I spent the whole book battling my crush on Captain Crozier (who, in the movie, is played by Justin Louis.) In the end, it's a battle I won, but only because the author took a jagged, incomprehensible knife to his own plot and stabbed it until it was nothing but a quivering heap of rapidly freezing crap.
For the three quarters of the book that made sense, the suspense was utterly gripping. I hated putting this book down every night. The plight of the men on the HMS Terror and HMS Erebus is vivid and heart-rending. The freezing cold they endure a major character for much of the story. The first hint of the creature is terrifying, its first incursions on the crew blood curdling. And you're desperate to know, What the hell is this thing?! And Simmons teases us for a long time, and the teasing is so good. It makes you gasp and gnash your teeth and beg for more. Unfortunately, when the big reveal comes it's so gigantically retarded and contrived that, were it an actual lover, you would have kicked them out of bed and demanded they change the sheets to remove the taint of what had just happened.
It's a supernatural book and I love supernatural stuff. Maybe the relentless realism of the first three quarters of the book did a grave disservice to the last quarter.
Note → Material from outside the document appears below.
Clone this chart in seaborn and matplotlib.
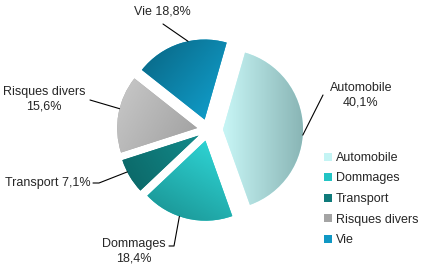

Maybe had the first three quarters not been so mind numbingly awesome, the last quarter wouldn't have hurt so much. But it that really something you want to wish for? Can't I have such literally (honestly, I felt physically cold despite it being June) amazing, realistic chills mixed in with my equally chilling monsters? Did the story have to completely derail for me to get my monster? Crozier, the ultimate pragmatist and benign racist, went completely off the rails at the end. His shift was so discombobulating, such a 180 from what he had been, so far adrift from where you'd expect him to be at the "end" of his trials, that I spent all the time I was supposed to be awed at the great history of the monster and those that communed with it, being like, wait, what?
I love this book. The unmitigated tragedy of the last 100 pages can't undo the unmitigated fantasticness of the rest of it. Do I wish it had a different/better ending? OMGYESWITHMYWHOLEBODY. Will it stop me from recommending this book to friends? Probably not, but I'll always have to qualify the recommendation. And that makes me sad, not for the qualification itself, but because this book deserves and unqualified recommendation. It also deserves a decent ending.